APS New England Section, March 30-31, 2001, Middlebury, Vermont
The APS New England Section held its annual spring meeting at Middlebury College in Vermont in March, in conjunction with the corresponding geographical section of the American Association of Physics Teachers. Friday afternoon's program centered on the theme of chaos, complexity and self-organization, and featured talks on nonlinear dynamics and mixing dynamical systems. Thomas Moore of Pomona College was the keynote speaker at the banquet later that evening, summarizing lessons he learned about reforming the introductory calculus-based physics course at Pomona. In addition to assorted topics in general physics, Saturday morning's program focused on chaos, complexity and self-organization in the high school and college classroom.
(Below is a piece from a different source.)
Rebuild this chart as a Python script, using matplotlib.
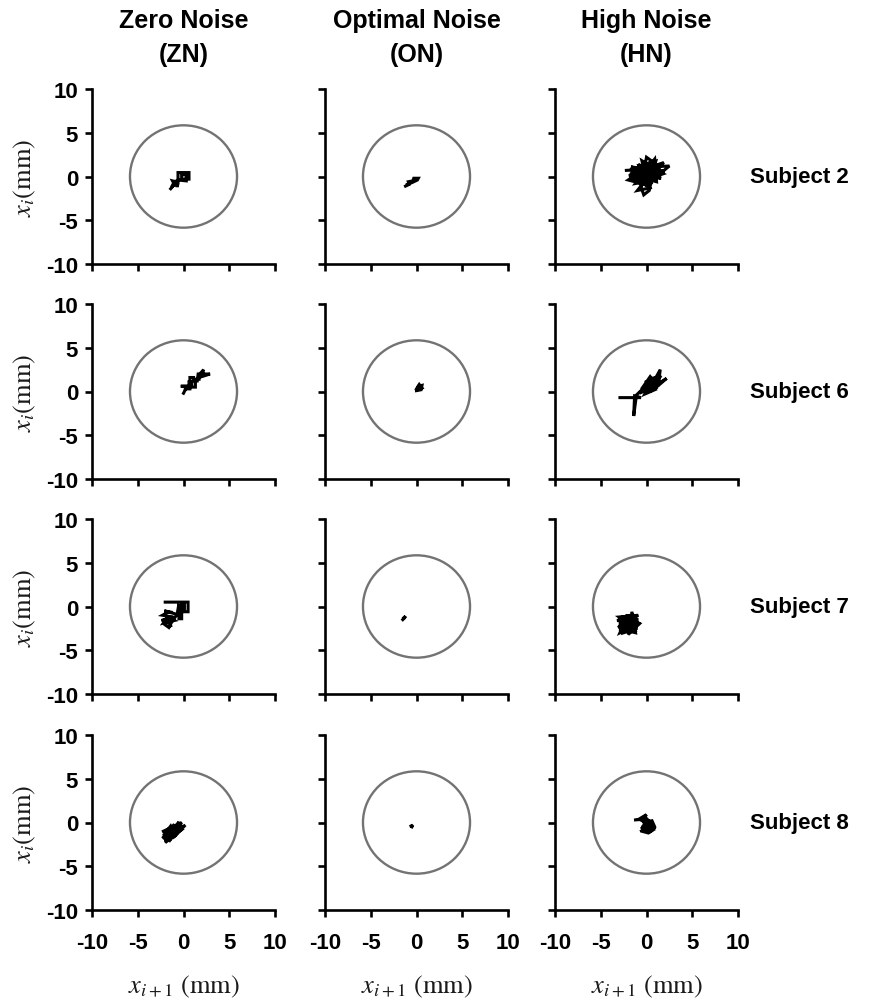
import matplotlib
matplotlib.use("Agg")
import matplotlib.pyplot as plt
from matplotlib.patches import Circle

plt.rcParams['font.family'] = ['Liberation Sans', 'DejaVu Sans']
plt.rcParams['mathtext.fontset'] = 'stix'
plt.rcParams['axes.unicode_minus'] = False

# ---------------- data ----------------
conditions = ["Zero Noise\n(ZN)", "Optimal Noise\n(ON)", "High Noise\n(HN)"]
subjects = ["Subject 2", "Subject 6", "Subject 7", "Subject 8"]
ticks = [-10, -5, 0, 5, 10]
target_radius = 5.85

# Subject 2
s2_zn_x = [-1.4, -1.0, -1.2, -0.8, -0.7, -0.6, -0.6, 0.6, 0.6, -0.2, -0.2, 0.3, 0.3, -0.6, -0.9, -1.3, -1.0, -0.5]
s2_zn_y = [-1.4, -0.9, -0.5, -0.6, -1.2, -0.8, 0.45, 0.45, -0.3, -0.3, 0.2, 0.2, -0.5, -0.4, -0.9, -1.2, -0.6, -0.4]
s2_on_x = [-1.2, -0.8, -0.9, -0.4, -0.3, 0.2, 0.1, -0.5, -1.0]
s2_on_y = [-1.1, -0.9, -0.6, -0.5, -0.2, -0.2, -0.4, -0.7, -0.9]
s2_hn_x = [-2.2, 1.0, -1.8, 1.5, -0.5, 0.2, -2.0, 0.8, 0.0, -0.6, -0.3, 0.3, 0.6, -1.6, 2.5, 0.5, -1.2,
           0.9, 1.1, -1.4, 2.0, -0.8, 0.4, -1.0, 1.3, -0.2, 1.6, -1.8, 0.7, -0.4, 1.9, -1.1, 0.2, 0.0,
           -1.5, 1.2, -0.9, 0.6, -1.3, 1.4, -0.2, 0.9, -1.7, 0.3, -0.7, 1.8, -0.1, -1.2, 0.5, 1.0,
           -0.5, -1.9, 0.8, -0.3]
s2_hn_y = [0.7, 0.9, 0.3, 0.5, 1.8, -1.0, -0.4, 1.6, 2.2, -1.2, -2.1, -1.6, 0.2, 1.0, 1.2, -0.5, -0.8,
           2.0, -0.6, 0.1, 0.6, 1.2, -1.3, -1.6, 1.4, 0.0, -0.2, 0.8, 1.0, -0.4, 1.6, 0.5, 1.5, -0.8,
           -0.2, 0.2, 1.4, -0.9, 0.6, 1.0, -1.1, 0.4, 1.1, 0.8, -0.6, 0.3, 1.2, -0.3, 0.0, 1.7,
           0.9, 0.1, -0.3, 0.6]

# Subject 6
s6_zn_x = [0.0, 0.4, -0.3, 0.6, 0.6, 0.9, 0.9, 1.3, 1.3, 1.7, 1.7, 2.2, 2.0, 2.9, 1.6, 1.5, 1.1, 1.1, 0.7, 0.7, 0.2]
s6_zn_y = [-0.2, 0.6, 0.6, 0.6, 1.1, 1.1, 0.5, 0.5, 1.4, 1.4, 1.9, 2.5, 1.7, 2.0, 2.0, 1.2, 1.2, 1.6, 1.6, 0.3, 0.3]
s6_on_x = [0.0, 0.5, 0.6, 0.2, 0.1, 0.6, 0.3, 0.0]
s6_on_y = [0.1, 0.2, 0.7, 0.6, 0.2, 0.4, 0.8, 0.3]
s6_hn_x = [-2.9, -0.6, -1.3, -1.4, -1.1, -0.5, 0.6, 1.0, 1.4, 0.2, 1.5, 1.3, 0.0, 0.9, -0.2, 0.5, 1.6,
           0.3, 1.2, 2.2, 0.7, -0.4, 0.4, 1.0, -0.8, 0.1, 0.8, 1.3, -0.1, 1.1, 0.5, 0.0, 1.4, 0.6,
           -0.3, 1.0, 0.2, 0.9, -0.6, 0.7, 0.3, 1.2]
s6_hn_y = [-0.7, -0.7, -0.5, -2.8, -0.4, 0.2, 1.5, 1.6, 1.0, 0.0, 2.5, 0.8, 0.9, 0.2, -0.3, 1.2, 1.8,
           0.4, 0.6, 1.5, 0.5, 0.5, 1.7, 0.9, -0.2, 0.6, 1.3, 1.4, 0.3, 1.2, 0.2, 1.1, 1.5, 0.8,
           0.0, 0.4, 1.4, 1.0, -0.1, 0.9, 0.5, 1.1]

# Subject 7
s7_zn_x = [-2.0, 0.5, 0.5, 0.1, 0.1, -0.2, -0.2, -0.5, -0.5, -0.7, -2.1, -1.6, -2.3, -1.2, -2.4, -1.5, -2.0,
           -1.6, -1.3, -0.9, -1.8, -2.2, -1.0, -1.9, -1.4]
s7_zn_y = [0.5, 0.5, -0.6, -0.6, 0.4, 0.4, -1.4, -1.4, 0.3, -0.9, -0.5, -0.6, -1.0, -1.2, -1.6, -1.5, -2.1,
           -2.4, -1.8, -1.2, -1.3, -1.9, -1.6, -1.1, -2.2]
s7_on_x = [-1.5, -1.3, -1.2, -1.4]
s7_on_y = [-1.5, -1.3, -1.1, -1.3]
s7_hn_x = [-2.6, -0.9, -3.0, -1.0, -2.5, -1.5, -2.0, -0.8, -3.2, -1.8, -2.8, -1.2, -1.6, -1.7, -3.0, -0.9,
           -2.4, -1.4, -2.2, -2.9, -1.9, -2.6, -1.1, -2.7, -1.5, -2.3, -1.0, -3.1, -1.9, -1.3, -2.5, -2.0]
s7_hn_y = [-1.2, -1.5, -2.0, -2.5, -3.0, -0.8, -3.2, -2.0, -1.6, -1.0, -2.6, -3.0, -0.6, -2.2, -1.2, -1.0,
           -2.0, -2.8, -1.4, -3.0, -2.5, -1.8, -2.2, -1.5, -2.9, -1.0, -1.8, -2.4, -1.3, -2.6, -2.2, -1.7]

# Subject 8
s8_zn_x = [-2.2, -0.2, -1.6, -1.0, -2.3, 0.2, -1.2, -0.5, -2.0, -0.3, -1.8, -0.8, -1.4, -2.2, -0.1, -1.7,
           -0.6, -1.9, -0.9, -1.5, -0.4, -2.1, -1.1, -0.2, -1.3]
s8_zn_y = [-1.0, 0.0, -2.2, -0.2, -1.8, -0.3, -1.8, 0.1, -2.3, -0.9, -0.8, -1.6, -0.4, -1.5, -0.4, -1.6,
           -1.2, -1.2, -0.5, -2.0, -0.6, -2.0, -1.4, -0.7, -1.0]
s8_on_x = [-0.6, -0.4, -0.5]
s8_on_y = [-0.4, -0.3, -0.5]
s8_hn_x = [-1.2, 0.1, -0.4, 0.6, 0.9, 0.3, -0.4, 0.4, -0.3, -0.5, 0.2, 0.8, 0.5, -0.2, 0.0, -0.8, 0.2, 0.7,
           -0.1, -0.6, 0.6, 0.1]
s8_hn_y = [0.3, 0.4, 0.0, 0.2, -0.5, -1.1, -0.9, -0.4, -0.3, -1.0, -1.2, -0.8, 0.0, 0.6, 0.9, 0.4, -0.2, -0.6,
           -0.8, -0.5, -1.0, -0.4]

trajectories = [
    [(s2_zn_x, s2_zn_y), (s2_on_x, s2_on_y), (s2_hn_x, s2_hn_y)],
    [(s6_zn_x, s6_zn_y), (s6_on_x, s6_on_y), (s6_hn_x, s6_hn_y)],
    [(s7_zn_x, s7_zn_y), (s7_on_x, s7_on_y), (s7_hn_x, s7_hn_y)],
    [(s8_zn_x, s8_zn_y), (s8_on_x, s8_on_y), (s8_hn_x, s8_hn_y)],
]

# ---------------- layout ----------------
W, H = 874, 1003
fig = plt.figure(figsize=(W / 100, H / 100), dpi=100)

col_left = [92, 325, 555]
ax_w = 183
row_top = [90, 305, 520, 736]
ax_h = 175

label_color = '#1a1a1a'

for r in range(4):
    for c in range(3):
        l = col_left[c] / W
        b = 1 - (row_top[r] + ax_h) / H
        ax = fig.add_axes([l, b, ax_w / W, ax_h / H])
        ax.set_xlim(-10, 10)
        ax.set_ylim(-10, 10)
        for s in ['top', 'right']:
            ax.spines[s].set_visible(False)
        for s in ['left', 'bottom']:
            ax.spines[s].set_linewidth(1.9)
        ax.set_xticks(ticks)
        ax.set_yticks(ticks)
        ax.tick_params(axis='x', direction='out', length=5, width=1.9, pad=11,
                       labelsize=16, labelbottom=(r == 3))
        ax.tick_params(axis='y', direction='out', length=5, width=1.9, pad=5,
                       labelsize=16, labelleft=(c == 0))
        for lab in ax.get_xticklabels() + ax.get_yticklabels():
            lab.set_fontweight('bold')
        ax.add_patch(Circle((0, 0), target_radius, fill=False,
                            edgecolor='#737373', linewidth=1.7, zorder=2))
        tx, ty = trajectories[r][c]
        ax.plot(tx, ty, color='black', linewidth=2.2, solid_joinstyle='miter', zorder=3)

        if c == 0:
            ax.set_ylabel(r'$x_i\mathrm{(mm)}$', fontsize=19, color=label_color, labelpad=6)
        if r == 3:
            ax.set_xlabel(r'$x_{i+1}\ \mathrm{(mm)}$', fontsize=19, color=label_color, labelpad=14)

# column titles
for c, title in enumerate(conditions):
    fig.text((col_left[c] + ax_w / 2) / W, 1 - 9 / H, title, ha='center', va='top',
             fontsize=18, fontweight='bold', linespacing=1.55)

# row labels
for r, subj in enumerate(subjects):
    fig.text(750 / W, 1 - (row_top[r] + ax_h / 2) / H, subj, ha='left', va='center',
             fontsize=16, fontweight='bold')

fig.savefig('out.png', dpi=100)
In addition, two general interest invited talks were given outlined six ideas that helped shape physics, and applied chaos to ship dynamics and wave propagation.
APS New York Section, April 6-7, 2001, Yorktown Heights, New York
The APS New York Section held its annual spring meeting at the IBM T.J. Watson Research Center, organized around the theme of the physics of self-organized nanostructures, including nanocrystals, nanowires and nanoporous templates. Each of the three half-day sessions — two on Friday and one on Saturday morning — consisted of an introductory tutorial followed by a series of topical presentations by such luminaries in the field as Lynn Boatner of Oak Ridge National Laboratory; IBM's own Frances Ross; Leonid Tsybeskov of the University of Rochester; and Alexei Ekimov of Nanocrystal Technology. Louis Brus of Columbia University was Friday evening's banquet speaker, summarizing current trends in nanostructured materials physics.
APS Ohio Section, April 20-21, 2001, Kent, Ohio
The APS Ohio Section held its annual spring meeting in April at Kent State University. Friday afternoon's session featured talks on membrane protein structure, solid state NMR, and the dynamics of heme proteins determined by synchrotron Mössbauer scattering, followed by a tour of the university's Liquid Crystal Institute. Thomas Weber, director of NSF's Division of Materials Research, gave a public presentation following the evening banquet, outlining NSF initiatives in information technology research, nanoscale science and engineering, and biocomplexity in the environment. Saturday morning featured two additional invited lectures on the collapse mechanism in lung surfactant systems, and scanning near-field infrared microscopy of single living cells.